Report: Denver parents feel informed about school choice options, want better transportation

Parents in Denver are more optimistic about the direction of the school system and feel positive about the information they have about school choice than parents in other cities—but equity issues and challenges in providing transportation as more students leave their neighborhood schools remain.

Those are some of the findings from a new report from the Center for Reinventing Public Education at the University of Washington, which polled parents and guardians about their experiences with school choice in Denver and seven other cities with more developed school choice systems.

CRPE, a research group that focuses on school choice systems and other issues in urban school districts, released a report with broader findings from the same surveys earlier this year. This month’s report gives more detail about parents’ perceptions in each city.

Denver Public Schools’ current school choice system has been in place for about four years.

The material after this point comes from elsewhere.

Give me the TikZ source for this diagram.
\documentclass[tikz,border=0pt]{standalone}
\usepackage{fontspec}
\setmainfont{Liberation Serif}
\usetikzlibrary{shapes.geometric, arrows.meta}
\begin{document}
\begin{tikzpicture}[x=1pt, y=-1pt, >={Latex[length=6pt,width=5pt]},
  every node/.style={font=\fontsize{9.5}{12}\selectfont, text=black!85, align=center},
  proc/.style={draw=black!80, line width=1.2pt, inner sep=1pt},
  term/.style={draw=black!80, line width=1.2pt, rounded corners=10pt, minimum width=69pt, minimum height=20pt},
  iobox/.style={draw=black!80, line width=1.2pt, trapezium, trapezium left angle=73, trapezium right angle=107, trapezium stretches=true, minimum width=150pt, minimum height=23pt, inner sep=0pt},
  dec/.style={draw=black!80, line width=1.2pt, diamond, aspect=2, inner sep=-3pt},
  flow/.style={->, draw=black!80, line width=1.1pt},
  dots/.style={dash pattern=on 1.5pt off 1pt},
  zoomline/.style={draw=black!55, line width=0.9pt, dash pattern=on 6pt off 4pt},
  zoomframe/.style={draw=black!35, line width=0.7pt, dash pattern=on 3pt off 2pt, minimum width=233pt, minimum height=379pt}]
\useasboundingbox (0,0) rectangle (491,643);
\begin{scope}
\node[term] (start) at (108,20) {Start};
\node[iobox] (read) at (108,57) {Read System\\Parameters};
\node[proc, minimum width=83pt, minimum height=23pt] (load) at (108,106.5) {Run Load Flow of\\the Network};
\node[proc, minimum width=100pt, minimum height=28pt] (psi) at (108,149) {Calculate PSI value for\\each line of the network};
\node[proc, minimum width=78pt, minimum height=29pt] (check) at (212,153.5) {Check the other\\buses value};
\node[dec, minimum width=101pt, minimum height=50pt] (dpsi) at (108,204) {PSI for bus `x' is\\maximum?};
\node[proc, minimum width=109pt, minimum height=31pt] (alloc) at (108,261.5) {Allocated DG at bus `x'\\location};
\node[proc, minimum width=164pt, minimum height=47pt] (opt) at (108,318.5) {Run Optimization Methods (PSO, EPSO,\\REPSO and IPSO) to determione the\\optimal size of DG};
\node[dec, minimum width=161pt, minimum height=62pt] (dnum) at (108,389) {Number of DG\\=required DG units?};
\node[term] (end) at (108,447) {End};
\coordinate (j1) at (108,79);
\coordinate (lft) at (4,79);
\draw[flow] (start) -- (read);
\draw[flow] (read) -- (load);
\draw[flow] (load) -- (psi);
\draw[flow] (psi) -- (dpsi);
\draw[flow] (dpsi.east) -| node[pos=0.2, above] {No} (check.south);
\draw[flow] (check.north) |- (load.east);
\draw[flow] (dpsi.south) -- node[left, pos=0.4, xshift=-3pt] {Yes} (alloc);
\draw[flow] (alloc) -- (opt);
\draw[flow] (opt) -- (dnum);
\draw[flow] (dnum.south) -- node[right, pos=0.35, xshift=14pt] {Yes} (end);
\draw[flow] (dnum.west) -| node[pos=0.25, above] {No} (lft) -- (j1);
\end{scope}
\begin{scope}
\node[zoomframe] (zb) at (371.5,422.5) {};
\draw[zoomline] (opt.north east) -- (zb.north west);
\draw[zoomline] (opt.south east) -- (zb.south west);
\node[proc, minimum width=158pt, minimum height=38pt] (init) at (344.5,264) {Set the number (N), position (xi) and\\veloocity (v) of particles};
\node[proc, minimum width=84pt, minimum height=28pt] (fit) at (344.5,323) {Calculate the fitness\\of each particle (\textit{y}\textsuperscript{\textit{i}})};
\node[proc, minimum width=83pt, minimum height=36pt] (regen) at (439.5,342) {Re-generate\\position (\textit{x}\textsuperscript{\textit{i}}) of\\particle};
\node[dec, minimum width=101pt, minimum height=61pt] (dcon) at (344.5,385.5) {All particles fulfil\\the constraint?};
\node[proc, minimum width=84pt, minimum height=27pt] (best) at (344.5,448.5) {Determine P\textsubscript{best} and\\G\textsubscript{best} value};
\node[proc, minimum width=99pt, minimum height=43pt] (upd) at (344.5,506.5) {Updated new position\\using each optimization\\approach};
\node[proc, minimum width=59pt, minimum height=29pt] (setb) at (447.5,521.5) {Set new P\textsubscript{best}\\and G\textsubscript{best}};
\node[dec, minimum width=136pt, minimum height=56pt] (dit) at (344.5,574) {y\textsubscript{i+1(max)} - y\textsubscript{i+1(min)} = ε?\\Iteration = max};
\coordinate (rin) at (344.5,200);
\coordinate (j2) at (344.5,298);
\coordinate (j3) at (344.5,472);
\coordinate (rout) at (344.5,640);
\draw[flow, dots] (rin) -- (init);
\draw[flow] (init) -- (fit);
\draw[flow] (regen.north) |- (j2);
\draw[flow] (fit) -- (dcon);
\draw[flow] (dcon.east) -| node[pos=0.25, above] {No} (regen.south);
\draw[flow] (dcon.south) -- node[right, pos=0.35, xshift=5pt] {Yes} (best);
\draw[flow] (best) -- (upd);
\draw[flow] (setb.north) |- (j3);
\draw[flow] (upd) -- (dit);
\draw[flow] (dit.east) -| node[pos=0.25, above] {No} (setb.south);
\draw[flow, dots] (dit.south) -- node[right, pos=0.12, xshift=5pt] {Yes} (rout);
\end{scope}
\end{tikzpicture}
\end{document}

Parents fill out an application in which they name their top choices, and are assigned to a school by the district’s central office. The process has been tweaked over time: It now sets aside more spaces for students who miss initial registration days, for instance.

In Denver, more parents reported that they were able to access information about school options than in other cities. Parents also reported that the district’s “common application” worked well. That’s a contrast to New Orleans, another city that’s created a common application that includes charter and district schools.

Denver parents were also most likely to report that there were other good school options in the city besides the school they send their child to. A full 60 percent said they’d be happy to send their child to another school, compared to 40 percent in Philadelphia and 47 percent in Cleveland.

Close to 60 percent of parents said they felt the school system in Denver is improving.

But Denver parents said they often had trouble finding transportation to their child’s school.

And not all Denver parents get into any of their desired schools. The report highlights a parent named Joe Jimenez who applied for three schools after extensive research, but was able to send his daughter to none of them.

Despite the district’s emphasis on choice, about 50 percent of parents in Denver reported sending their children to neighborhood schools. Some 11.6 percent of students attended charter schools in 2011-12, according to the report. District officials said more than 17 percent of students attend charter schools as of this October.

The report finds marked variation between the eight cities’ systems and parents’ perceptions of how they’re working. But across the board, parents who have children with special needs, minority parents, and low-income parents reported having more challenges accessing schools. Parents who are more educated also tended to use the choice systems more.

The report advocates for all of the districts it profiles, including Denver, to increase the number of “high-quality” schools, invest in their information systems, improve transportation options, and create schools tailored to the needs of their communities.

 (CRPE receives funding from the Bill & Melinda Gates Foundation, which also provides some support for Chalkbeat.)

Clarification: The report cited charter school enrollment for 2011-12, not the current school year. The article has been updated to clarify and to include more up-to-date enrollment numbers.